Question de M. BARGETON Julien (Paris - LaREM) publiée le 05/03/2020

Question posée en séance publique le 04/03/2020

M. Julien Bargeton. Ma question s'adresse également à M. le ministre de l'Europe et des affaires étrangères.

L'Europe est aujourd'hui confrontée de plein fouet à une réaction en chaîne qui a commencé à Idlib, en Syrie, en passant par Ankara et Moscou, pour arriver à Lesbos. Depuis plusieurs jours, près de 13 000 réfugiés venus de Turquie traversent la Méditerranée en direction de la Grèce.

Cette crise est un nouveau test pour l'Union européenne. « Nous n'avons plus l'audace d'exister », nous alerte Bernard Guetta, notre collègue au Parlement européen, dans une récente tribune. Et de continuer : « L'inaction aussi a un prix… »

Cette crise défie à la fois l'espace et le temps. L'espace, car le Levant est devenu une épreuve de vérité pour l'Europe. Le temps, car la crise des réfugiés de 2015 n'a jamais été résolue. La solidarité entre États européens a été mise à mal, le mécanisme de répartition des migrants est resté lettre morte et, aujourd'hui, la stratégie européenne de gestion migratoire avec la Turquie se solde par un échec.

Il est toujours choquant de transformer des femmes, des enfants et des hommes en instruments de politique internationale. Nous le savons depuis Kant, l'être humain doit être toujours une fin en soi, jamais un moyen.

Il y va de la responsabilité du président Erdogan, militairement bloqué au nord de la Syrie, où est stationnée l'armée turque depuis l'offensive qu'il avait lui-même lancée il y a quelques mois, et que nous avions tous condamnée.

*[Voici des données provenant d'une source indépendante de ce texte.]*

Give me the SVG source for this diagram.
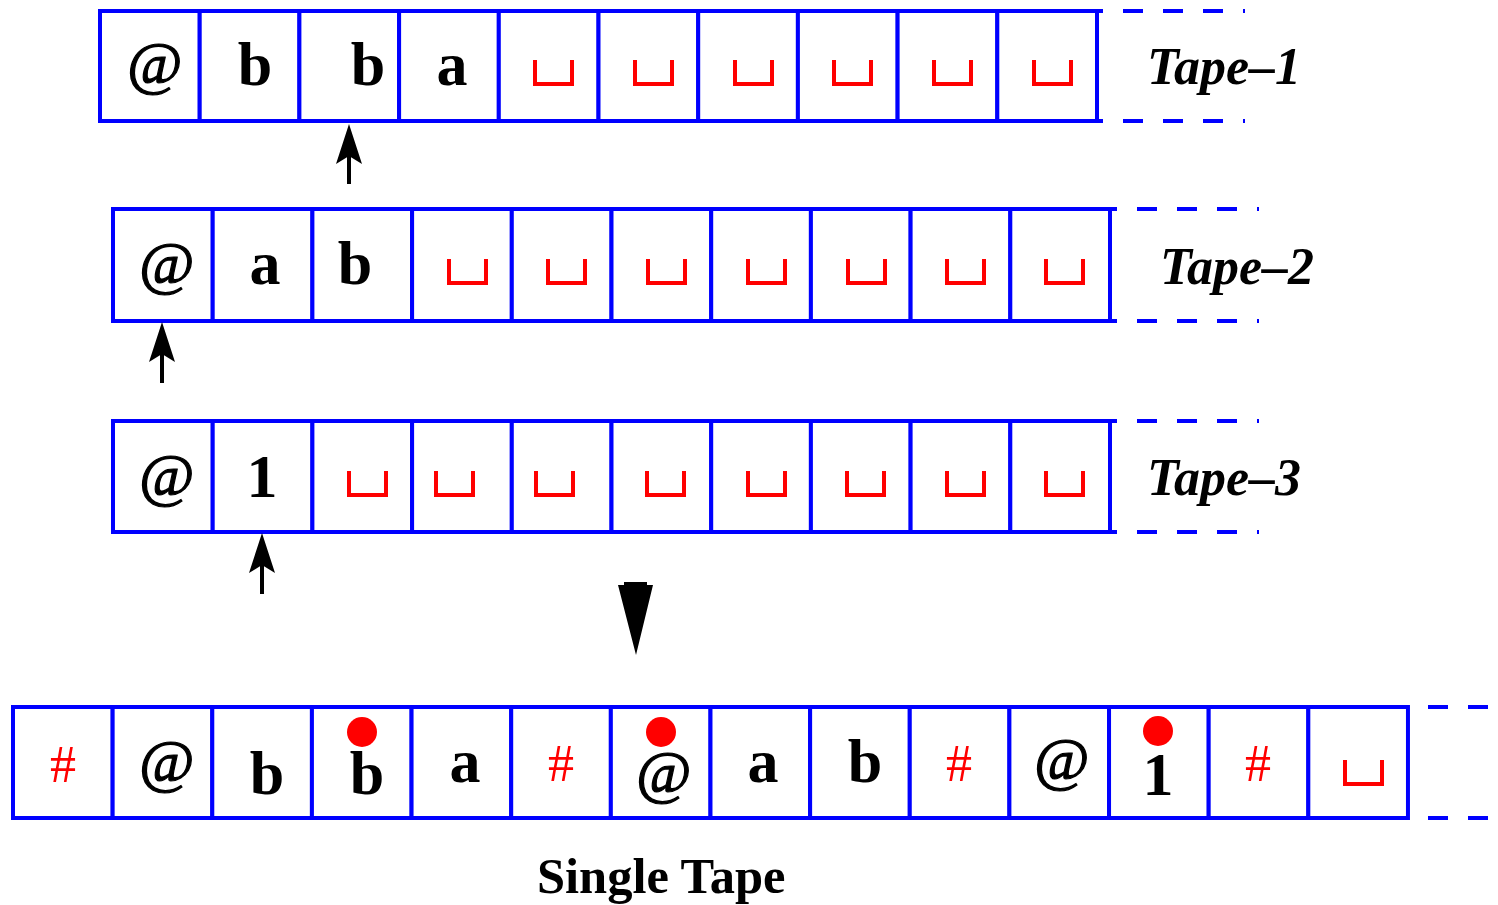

Aujourd'hui, il n'hésite pas à demander cyniquement du soutien à ses alliés européens et à l'OTAN, une demande de soutien qui s'est muée en un chantage inadmissible et inacceptable.

Le Président de la République a exprimé sa pleine solidarité avec la Grèce et la Bulgarie ; il a clairement indiqué que la France participerait aux efforts européens afin de protéger nos frontières, notamment auprès de l'agence Frontex.

Ce matin, un conseil des ministres de l'intérieur de l'Union européenne s'est tenu pour faire le point sur la situation.

Monsieur le ministre, pouvez-vous nous informer de l'état d'esprit européen face à cette crise inédite et rappeler la position de notre diplomatie ?

Albert Camus le disait : « Je me révolte, donc nous sommes. » Il est temps que l'Europe se lève et se révolte face à cette crise migratoire. (Applaudissements sur les travées du groupe LaREM. – M. Bernard Lalande applaudit également.)


Réponse du Ministère de l'Europe et des affaires étrangères publiée le 05/03/2020

Réponse apportée en séance publique le 04/03/2020

M. le président. La parole est à M. le ministre de l'Europe et des affaires étrangères.

M. Jean-Yves Le Drian, ministre de l'Europe et des affaires étrangères. Monsieur le sénateur, je l'ai dit il y a un instant et je le répète avec force : dans cette affaire, la France est totalement solidaire de la Grèce. Elle l'est, d'abord, pour des raisons humanitaires, et, ensuite, pour des raisons politiques. Ce qui se passe en Grèce nous concerne tous, puisque nous appartenons ensemble à l'espace Schengen.

Je voudrais relever – vous l'avez not頖 que la pression migratoire qui s'exerce aujourd'hui aux portes de la Grèce et, dans une moindre mesure, de la Bulgarie et de Chypre, c'est-à-dire aux portes de l'Europe, est organisée par le régime du président Erdogan et constitue un élément de chantage à l'égard de l'Union européenne.

Je vous le dis, l'Union européenne ne cédera pas à ce chantage !

Nous avons conclu un accord en mars 2016 avec la Turquie : celle-ci reçoit des financements importants en échange d'une gestion – difficile, je l'admets – des réfugiés issus de la crise syrienne antérieure. Quelque 6 milliards d'euros ont été engagés, dont la moitié a déjà été versée. Nous attendons de la Turquie qu'elle soit fidèle à ses engagements ; l'Union européenne a respecté les siens et elle continuera de le faire.

Par ailleurs, une réunion des ministres de l'intérieur de l'Union européenne a lieu cet après-midi. Moi-même, je me rendrai demain à Zagreb pour rencontrer mes collègues européens et débattre ensemble des moyens d'aider concrètement la Grèce dans cette situation particulièrement difficile.

Je pense que nous serons unanimes pour valoriser l'opération Frontex, mettre les moyens nécessaires à la disposition de la Grèce et aider ce pays à faire face à cette crise humanitaire. (Applaudissements sur les travées du groupe LaREM.)